Sunday, May 1, 2011

Soup dumplings

It’s been a while since I blogged about what I’ve been cooking for the past few weeks (on the weekends only). So I’m posting multiple entries at once to catch up.
It’s been pretty much the same temperature in Portland since we moved here three months ago. High 50s and low above freezing. But the rain and lack of sun has made me crave comfort food. To me comfort food is typically carbs-laden and steaming warm. Kenji from Serious Eats was featuring Chinese dishes for a week. One of them was soup dumplings, which are small doughy dumplings with ultra juicy filling, so much so that you need to be careful when biting into a hot dumpling as to not burn your mouth with hot juice bursting out of the dumpling.
I decide to do a version with less fuss. In Kenji’s recipe he’d stuff a chunk of gelatinous “soup” in the dumpling. The heat of cooking would melt the gelatin and create the soupy goodness. But that’s a lot of work. Basically I made soup dumplings without soup. You’d say “would that be plain dumplings?” In Chinese dumplings refer to this other thing. So mine is really soup dumplings minus the soupy part. Make sense?
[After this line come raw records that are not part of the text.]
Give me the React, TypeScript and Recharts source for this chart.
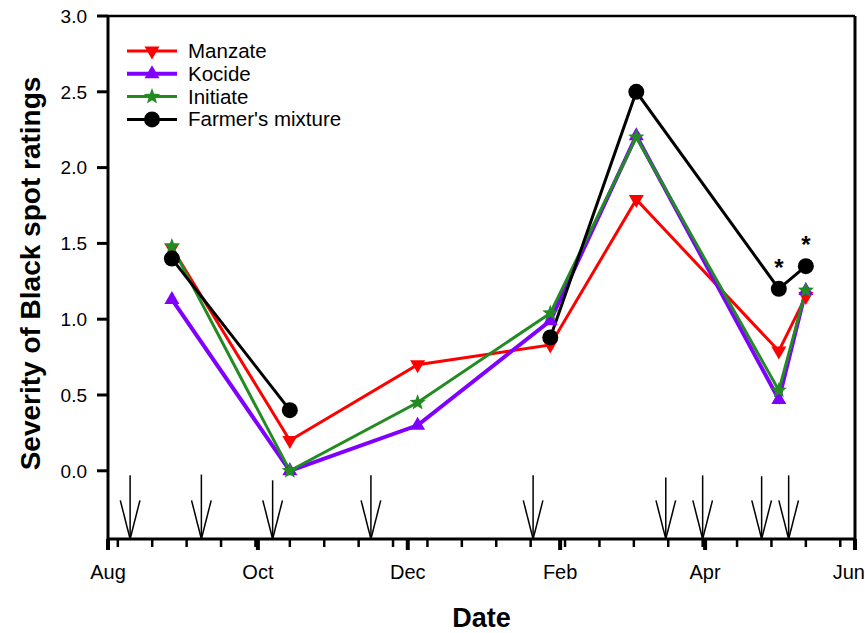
import React from 'react';
import {
  LineChart,
  Line,
  XAxis,
  YAxis,
  ReferenceLine,
  Legend,
  LabelList,
} from 'recharts';

// season runs Aug 1 -> Jun 1 (x axis is days since seasonStart)
const seasonStart = '2014-08-01';
const seasonEnd = '2015-06-01';

const sampleDates = [
  '2014-08-27',
  '2014-10-14',
  '2014-12-05',
  '2015-01-28',
  '2015-03-04',
  '2015-05-01',
  '2015-05-12',
];
const manzate = [1.47, 0.2, 0.7, 0.83, 1.79, 0.79, 1.15];
const kocide = [1.13, 0.0, 0.3, 0.99, 2.21, 0.47, 1.19];
const initiate = [1.48, 0.0, 0.45, 1.04, 2.2, 0.53, 1.19];
const farmers = [1.4, 0.4, null, 0.88, 2.5, 1.2, 1.35];
const farmersStar = [false, false, false, false, false, true, true];

// spray applications (arrows under the zero line)
const sprayDates = [
  '2014-08-10',
  '2014-09-08',
  '2014-10-07',
  '2014-11-16',
  '2015-01-21',
  '2015-03-16',
  '2015-03-31',
  '2015-04-24',
  '2015-05-05',
];
const sprayArrowTop = [-0.03, -0.025, -0.063, -0.03, -0.03, -0.045, -0.03, -0.036, -0.03];

const monthLabels = ['Aug', 'Oct', 'Dec', 'Feb', 'Apr', 'Jun'];
const monthDates = ['2014-08-01', '2014-10-01', '2014-12-01', '2015-02-01', '2015-04-01', '2015-06-01'];
const minorTickDays = [4, 18, 32, 46, 60, 74, 88, 102, 116, 130, 144, 158, 172, 186, 200, 214, 228, 242, 256, 270, 284, 298];
const yTicks = [0, 0.5, 1, 1.5, 2, 2.5, 3];
const yMin = -0.45;
const yMax = 3;

const FONT = 'Liberation Sans, Arial, Helvetica, sans-serif';
const RED = '#FF0000';
const PURPLE = '#7F00FF';
const GREEN = '#228B22';

const dayOf = (iso: string) =>
  Math.round((Date.parse(iso) - Date.parse(seasonStart)) / 86400000);

const endDay = dayOf(seasonEnd);
const monthDays = monthDates.map(dayOf);
const allTicks = [...monthDays, ...minorTickDays].sort((a, b) => a - b);

const data = sampleDates.map((d, i) => ({
  day: dayOf(d),
  manzate: manzate[i],
  kocide: kocide[i],
  initiate: initiate[i],
  farmers: farmers[i],
}));

// marker shapes
function TriDown({ cx, cy, fill }: any) {
  return <polygon points={`${cx - 7.5},${cy - 4.5} ${cx + 7.5},${cy - 4.5} ${cx},${cy + 8.5}`} fill={fill} />;
}
function TriUp({ cx, cy, fill }: any) {
  return <polygon points={`${cx - 7.5},${cy + 4.5} ${cx + 7.5},${cy + 4.5} ${cx},${cy - 8.5}`} fill={fill} />;
}
function Star({ cx, cy, fill }: any) {
  const pts: string[] = [];
  for (let k = 0; k < 10; k++) {
    const r = k % 2 === 0 ? 8.5 : 3.6;
    const a = -Math.PI / 2 + (k * Math.PI) / 5;
    pts.push(`${cx + r * Math.cos(a)},${cy + r * Math.sin(a)}`);
  }
  return <polygon points={pts.join(' ')} fill={fill} />;
}
function Dot({ cx, cy, fill }: any) {
  return <circle cx={cx} cy={cy} r={8} fill={fill} />;
}

const makeDot = (Shape: any, color: string, name: string) => (p: any) => {
  if (p.cy == null || p.value == null) return <g key={`${name}-${p.index}`} />;
  return (
    <g key={`${name}-${p.index}`}>
      <Shape cx={p.cx} cy={p.cy} fill={color} />
    </g>
  );
};

const legendItems = [
  { name: 'Manzate', color: RED, Shape: TriDown, width: 3 },
  { name: 'Kocide', color: PURPLE, Shape: TriUp, width: 4 },
  { name: 'Initiate', color: GREEN, Shape: Star, width: 3 },
  { name: "Farmer's mixture", color: '#000', Shape: Dot, width: 3 },
];

function renderLegend() {
  return (
    <svg width={240} height={94} style={{ display: 'block' }}>
      {legendItems.map((it, i) => {
        const y = 11 + i * 22.8;
        return (
          <g key={it.name}>
            <line x1={0} x2={50} y1={y} y2={y} stroke={it.color} strokeWidth={it.width} />
            <it.Shape cx={25} cy={y} fill={it.color} />
            <text x={61} y={y + 7} fontSize={20.5} fontFamily={FONT} fill="#000">
              {it.name}
            </text>
          </g>
        );
      })}
    </svg>
  );
}

function XTick({ x, y, payload }: any) {
  const idx = monthDays.indexOf(payload.value);
  const major = idx >= 0;
  const last = idx === monthDays.length - 1;
  return (
    <g>
      <line
        x1={x}
        x2={x}
        y1={y}
        y2={y + (major ? 11 : 8)}
        stroke="#000"
        strokeWidth={major ? 4 : 2.5}
      />
      {major && (
        <text
          x={last ? x + 10 : x}
          y={y + 40}
          textAnchor={last ? 'end' : 'middle'}
          fontSize={20}
          fontFamily={FONT}
          fill="#000"
        >
          {monthLabels[idx]}
        </text>
      )}
    </g>
  );
}

function StarLabel(props: any) {
  const { x, y, index } = props;
  if (!farmersStar[index] || y == null) return null;
  return (
    <text x={x} y={y - 13} textAnchor="middle" fontSize={24} fontWeight="bold" fontFamily={FONT} fill="#000">
      *
    </text>
  );
}

function YTitle({ viewBox }: any) {
  const cx = 30;
  const cy = viewBox.y + viewBox.height / 2 - 4;
  return (
    <text
      x={cx}
      y={cy}
      transform={`rotate(-90, ${cx}, ${cy})`}
      textAnchor="middle"
      dy={10}
      fontSize={28}
      fontWeight="bold"
      fontFamily={FONT}
      fill="#000"
    >
      Severity of Black spot ratings
    </text>
  );
}

export default function App() {
  return (
    <div style={{ position: 'absolute', left: 0, top: 0, background: '#fff' }}>
      <LineChart
        width={865}
        height={633}
        data={data}
        margin={{ top: 16, right: 10, bottom: 0, left: 0 }}
      >
        <XAxis
          dataKey="day"
          type="number"
          domain={[0, endDay]}
          ticks={allTicks}
          interval={0}
          tick={<XTick />}
          tickSize={0}
          tickMargin={0}
          tickLine={false}
          axisLine={{ stroke: '#000', strokeWidth: 3 }}
          height={94}
          label={{
            value: 'Date',
            position: 'insideBottom',
            offset: 6,
            style: { fontSize: 27, fontWeight: 'bold', fontFamily: FONT, fill: '#000' },
          }}
        />
        <YAxis
          type="number"
          domain={[yMin, yMax]}
          ticks={yTicks}
          interval={0}
          width={108}
          tickFormatter={(v: number) => v.toFixed(1)}
          tick={{ fontSize: 19, fontFamily: FONT, fill: '#000' }}
          tickSize={11}
          tickMargin={10}
          tickLine={{ stroke: '#000', strokeWidth: 3 }}
          axisLine={{ stroke: '#000', strokeWidth: 3 }}
          label={{ content: <YTitle /> }}
        />
        {/* frame: top and right borders */}
        <ReferenceLine y={yMax} stroke="#000" strokeWidth={2.5} />
        <ReferenceLine x={endDay} stroke="#000" strokeWidth={3} />

        {/* spray arrows */}
        {sprayDates.map((d, i) => {
          const dx = dayOf(d);
          return (
            <React.Fragment key={d}>
              <ReferenceLine
                segment={[{ x: dx, y: sprayArrowTop[i] }, { x: dx, y: yMin }]}
                stroke="#000"
                strokeWidth={1.5}
              />
              <ReferenceLine
                segment={[{ x: dx - 4, y: -0.195 }, { x: dx, y: yMin }]}
                stroke="#000"
                strokeWidth={1.5}
              />
              <ReferenceLine
                segment={[{ x: dx + 4, y: -0.195 }, { x: dx, y: yMin }]}
                stroke="#000"
                strokeWidth={1.5}
              />
            </React.Fragment>
          );
        })}

        <Line
          type="linear"
          dataKey="manzate"
          name="Manzate"
          stroke={RED}
          strokeWidth={3}
          dot={makeDot(TriDown, RED, 'm')}
          activeDot={false}
          isAnimationActive={false}
        />
        <Line
          type="linear"
          dataKey="kocide"
          name="Kocide"
          stroke={PURPLE}
          strokeWidth={4}
          dot={makeDot(TriUp, PURPLE, 'k')}
          activeDot={false}
          isAnimationActive={false}
        />
        <Line
          type="linear"
          dataKey="initiate"
          name="Initiate"
          stroke={GREEN}
          strokeWidth={3}
          dot={makeDot(Star, GREEN, 'i')}
          activeDot={false}
          isAnimationActive={false}
        />
        <Line
          type="linear"
          dataKey="farmers"
          name="Farmer's mixture"
          stroke="#000"
          strokeWidth={3}
          dot={makeDot(Dot, '#000', 'f')}
          activeDot={false}
          isAnimationActive={false}
        >
          <LabelList dataKey="farmers" content={<StarLabel />} />
        </Line>

        <Legend
          content={renderLegend}
          layout="vertical"
          align="center"
          verticalAlign="middle"
          wrapperStyle={{ top: 40, left: 127, width: 240, height: 94 }}
        />
      </LineChart>
    </div>
  );
}
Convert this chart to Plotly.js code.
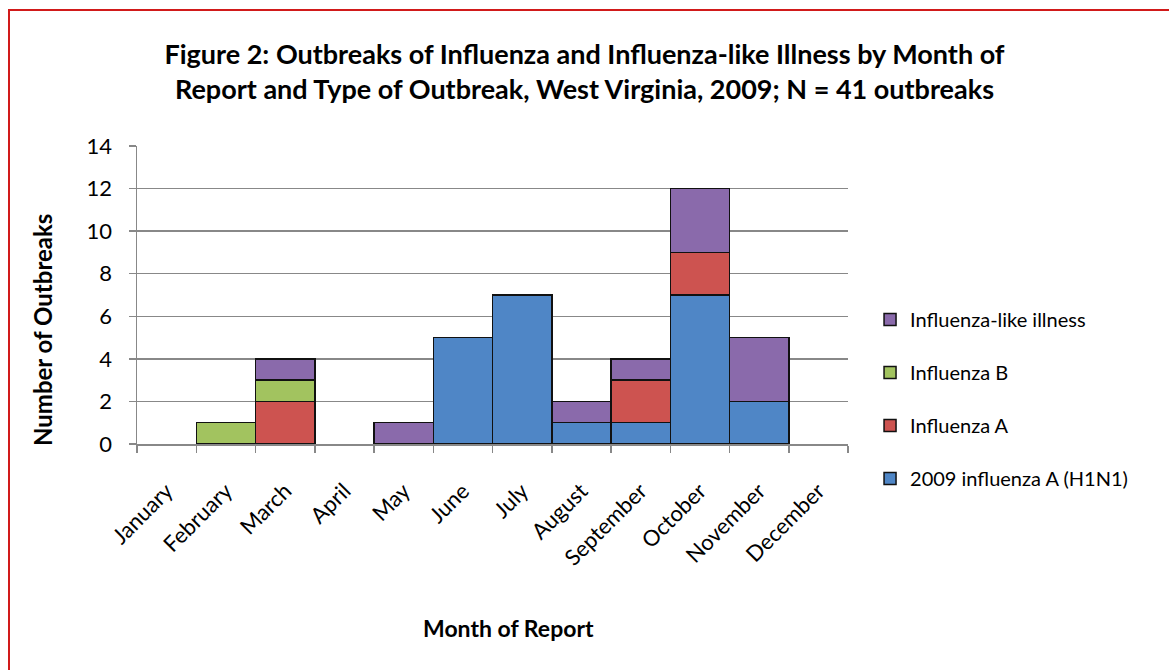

I didn’t think so either…

I made the wrappers and the filling all from scratch. You can follow Kenji’s recipe on both components. I stuffed mine with a mixture of ground pork, shitaki mushroom and lots of chopped scallion. The wrapping of these dumplings isn’t too different from the “pork buns” from the previous post. 
The steamed dumplings have glistening exterior that's both soft and chewy at the same time, if that makes any sense. 
These yummy bites are juicy even without the additional soup gelatin.
The whole process of making the dumplings took about 2 hours. But it took no more than 15 minutes for us to eat them all up. Mmm, carb-y comforting goodness. Now I’m really for a nap.